Seasonal Variation in the F₂ Region

Abstract

Semiannual and annual variations in the F₂ region are examined by using f_oF ₂ and h_m data during the descending phase of solar activity (1958-1965). The semiannual effect appears as a persistent feature of the ionosphere which, demonstrably, is not related to fluctuations in the 10.7 cm noise or the EUV radiation. This gives support to theories that attribute the semiannual effect to variations in the lower atmosphere. Although theoretically predicted temperature variations [Volland, 1969] could quantitatively account for the observed semiannual variations in the height of the F₂ peak, the variations in N_mF ₂ require additionally significant variations in the neutral composition at lower heights.
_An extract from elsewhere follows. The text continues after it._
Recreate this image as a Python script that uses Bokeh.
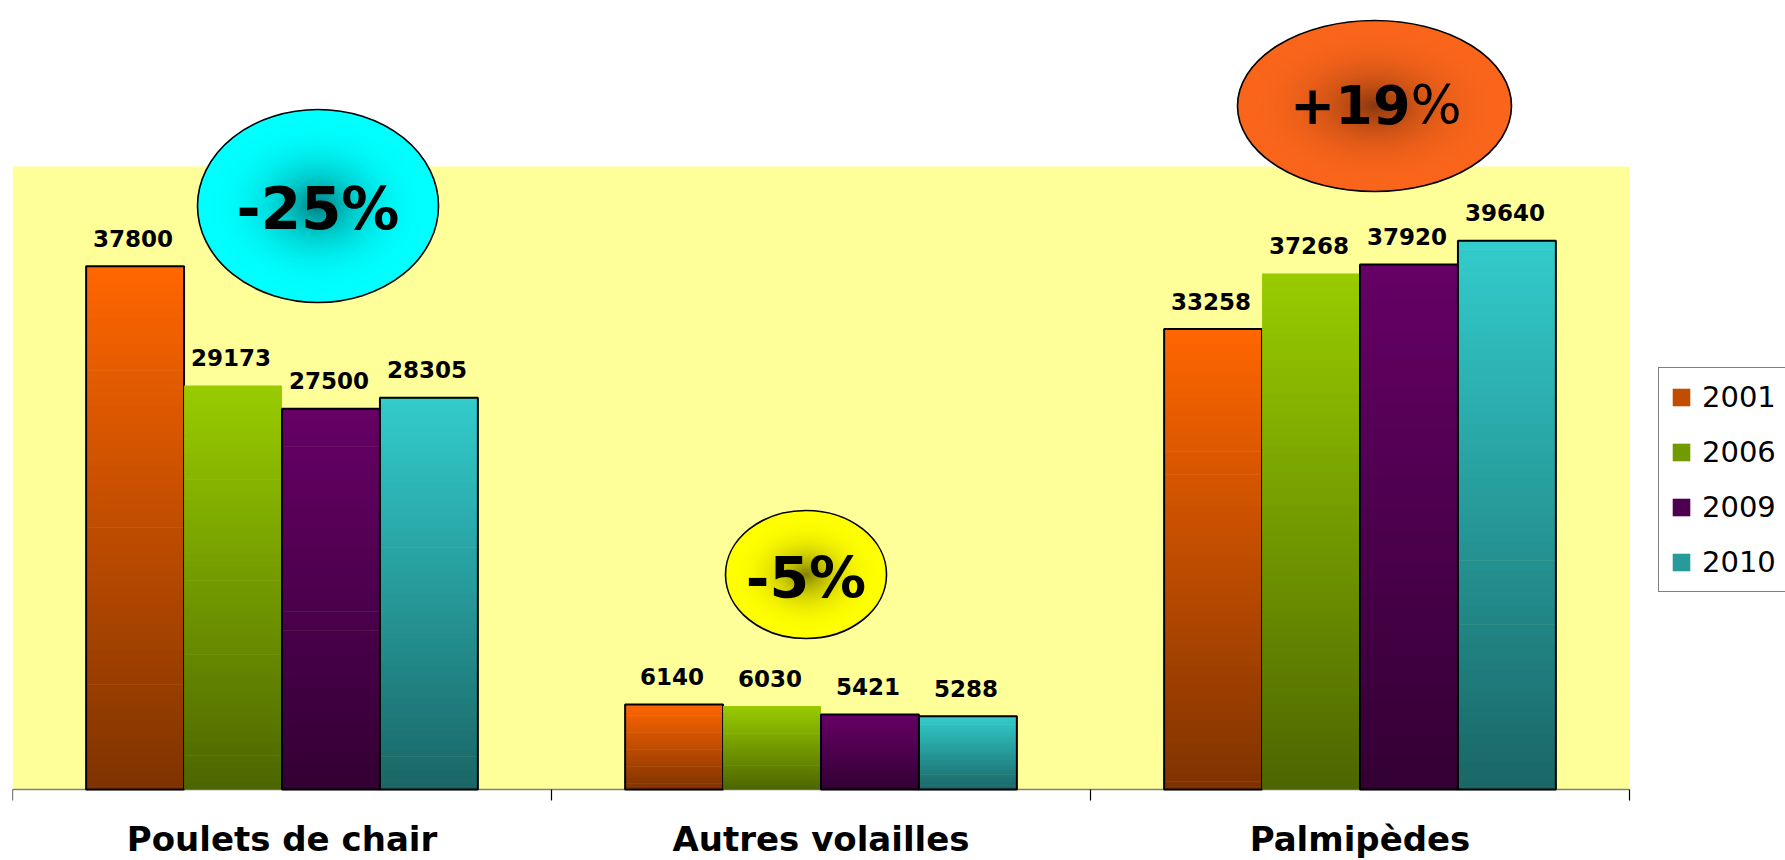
import numpy as np
from bokeh.plotting import figure
from bokeh.models import Range1d, BoxAnnotation, ColumnDataSource, Legend, LegendItem
from bokeh.core.properties import value
from bokeh.embed import file_html
from bokeh.resources import INLINE

# ---------------- data ----------------
categories = ["Poulets de chair", "Autres volailles", "Palmipèdes"]
years = ["2001", "2006", "2009", "2010"]
v2001 = [37800, 6140, 33258]
v2006 = [29173, 6030, 37268]
v2009 = [27500, 5421, 37920]
v2010 = [28305, 5288, 39640]
series = [v2001, v2006, v2009, v2010]

# badges (annotations): label, category index, offset within category, value height
badge_labels = ["-25%", "-5%", "+19%"]
badge_cat = [0, 1, 2]
badge_dx = [0.0668, -0.0278, 0.0269]
badge_y = [42150, 15530, 49370]

# ---------------- styles ----------------
top_colors = ["#FF6600", "#99CC00", "#660066", "#33CCCC"]
bottom_colors = ["#7F3300", "#4C6600", "#330033", "#1A6666"]
outlined = [True, False, True, True]
badge_w = [241, 161, 274]
badge_h = [193, 128, 171]
badge_edge = ["#00FFFF", "#FFFF00", "#F9651B"]
badge_center = ["#007A7C", "#7F7D00", "#86360E"]
badge_size = ["58px", "57px", "54px"]
badge_text_dy = [3, 4, -1]

Y_TOP_PLOT = 45000          # top of the yellow plot area
PLOT_PX = 623               # pixel height of the yellow plot area
PX = PLOT_PX / Y_TOP_PLOT   # pixels per unit
CANVAS_W, CANVAS_H = 1785, 860
AXIS_Y = 789                # canvas row of the value-0 axis
LEFT = 12
PLOT_W = 1617               # pixel width of the 3 categories
FRAME_W = CANVAS_W - LEFT
NCAT = len(categories)
X_END = NCAT * FRAME_W / PLOT_W
Y_START = -(CANVAS_H - AXIS_Y) / PX
Y_END = AXIS_Y / PX
BAR_W = 0.1817
N_SLICES = 60
N_RINGS = 45
OVERLAP = 0.7 / PX
TICK = 11 / PX


def hex2rgb(h):
    h = h.lstrip("#")
    return np.array([int(h[i:i + 2], 16) for i in (0, 2, 4)], dtype=float)


def lerp(c0, c1, t):
    a, b = hex2rgb(c0), hex2rgb(c1)
    c = a + (b - a) * t
    return "#%02x%02x%02x" % tuple(int(round(x)) for x in c)


p = figure(width=CANVAS_W, height=CANVAS_H, x_range=Range1d(0, X_END), y_range=Range1d(Y_START, Y_END),
           output_backend="svg", toolbar_location=None, x_axis_location=None, y_axis_location=None,
           min_border_left=LEFT, min_border_right=0, min_border_top=0, min_border_bottom=0)
p.background_fill_color = "white"
p.border_fill_color = "white"
p.outline_line_color = None
p.xgrid.visible = False
p.ygrid.visible = False

p.add_layout(BoxAnnotation(bottom=0, top=Y_TOP_PLOT, left=0, right=NCAT, fill_color="#FFFF99",
                           fill_alpha=1.0, line_color=None, level="underlay"))

# category axis: baseline, boundary ticks, labels
bounds = list(range(NCAT + 1))
p.segment(x0=[0], y0=[0], x1=[NCAT], y1=[0], line_color="#808080", line_width=1.3)
p.segment(x0=bounds, y0=[0] * len(bounds), x1=bounds, y1=[-TICK] * len(bounds),
          line_color="black", line_width=1.2)
p.text(x=[i + 0.5 for i in range(NCAT)], y=[0] * NCAT, text=categories,
       text_font=value("DejaVu Sans"), text_font_style="bold", text_font_size="34px",
       text_align="center", text_baseline="alphabetic", y_offset=49, text_color="black")

legend_items = []
for j, vals in enumerate(series):
    off = (j - 1.5) * BAR_W
    xs = [i + 0.5 + off for i in range(NCAT)]
    gx, gb, gt, gc = [], [], [], []
    for k in range(N_SLICES):
        t = (k + 0.5) / N_SLICES
        for i, v in enumerate(vals):
            gx.append(xs[i])
            gb.append(v * k / N_SLICES)
            gt.append(min(v, v * (k + 1) / N_SLICES + OVERLAP))
            gc.append(lerp(bottom_colors[j], top_colors[j], t))
    src = ColumnDataSource(dict(x=gx, bottom=gb, top=gt, color=gc))
    r_grad = p.vbar(x="x", bottom="bottom", top="top", width=BAR_W, fill_color="color",
                    line_color=None, source=src)
    rends = [r_grad]
    if outlined[j]:
        r_out = p.vbar(x=xs, bottom=0, top=vals, width=BAR_W, fill_color=None,
                       line_color="black", line_width=2)
        rends.append(r_out)
    legend_items.append(LegendItem(label=years[j], renderers=rends, index=(N_SLICES // 2) * NCAT))
    p.text(x=xs, y=vals, text=[str(v) for v in vals], text_font=value("DejaVu Sans"),
           text_font_style="bold", text_font_size="23px", text_align="center",
           text_baseline="alphabetic", y_offset=-28, x_offset=-2, text_color="black")

# badges with radial shading
for b in range(len(badge_labels)):
    bx = badge_cat[b] + 0.5 + badge_dx[b]
    s = np.linspace(1.0, 1.0 / N_RINGS, N_RINGS)
    g = 1 - (1 - s) ** 2.5
    cols = [lerp(badge_center[b], badge_edge[b], gg) for gg in g]
    p.ellipse(x=[bx] * N_RINGS, y=[badge_y[b]] * N_RINGS,
              width=list(badge_w[b] * s), height=list(badge_h[b] * s),
              width_units="screen", height_units="screen",
              fill_color=cols, line_color=None)
    p.ellipse(x=[bx], y=[badge_y[b]], width=badge_w[b], height=badge_h[b],
              width_units="screen", height_units="screen",
              fill_color=None, line_color="black", line_width=1.6)
    lab = badge_labels[b]
    if lab.startswith("+"):
        p.text(x=[bx], y=[badge_y[b]], text=[lab[:-1]], text_font=value("DejaVu Sans"),
               text_font_style="bold", text_font_size=badge_size[b], text_align="right",
               text_baseline="alphabetic", x_offset=36, y_offset=badge_text_dy[b],
               text_color="black")
        p.text(x=[bx], y=[badge_y[b]], text=[lab[-1:]], text_font=value("DejaVu Sans"),
               text_font_style="normal", text_font_size=badge_size[b], text_align="left",
               text_baseline="alphabetic", x_offset=36, y_offset=badge_text_dy[b],
               text_color="black")
    else:
        p.text(x=[bx], y=[badge_y[b]], text=[lab], text_font=value("DejaVu Sans"),
               text_font_style="bold", text_font_size=badge_size[b], text_align="center",
               text_baseline="alphabetic", y_offset=badge_text_dy[b], text_color="black")

legend = Legend(items=legend_items, location=(1658 - LEFT, CANVAS_H - 592), margin=0, padding=11,
                spacing=19, label_height=36, glyph_height=22, glyph_width=22, label_standoff=10,
                label_text_font="DejaVu Sans", label_text_font_size="29px",
                label_text_color="black",
                border_line_color="black", border_line_width=1,
                background_fill_color="white", background_fill_alpha=1.0)
p.add_layout(legend, "center")

open("out.html", "w").write(file_html(p, INLINE))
Evidence for this is found in rocket-borne [O]/[O₂] measurements at 120 km, which show maxima during equinox and a maximum to minimum ratio of 2 consistent with the ionospheric behavior. The annual variation in the ionosphere, showing a winter to summer enhancement in the F ₂ peak density at low latitudes and during low solar activity, can be explained by meridional winds at ionospheric heights. These winds also have a significant effect on the height of the F ₂ peak and appear to be effective throughout the solar cycle as evident from the ionosonde and the radar backscatter observations at Puerto Rico, which show the peak at higher altitudes in summer than in winter. This is consistent with the observations of King et al. [1968], pointing out that the electron density in the topside ionosphere is persistently higher in the summer hemisphere than in the winter hemisphere thus suggesting that in the upper ionosphere the wind effect on the height of the F ₂ maximum masks the processes responsible for the winter anomaly in N_m.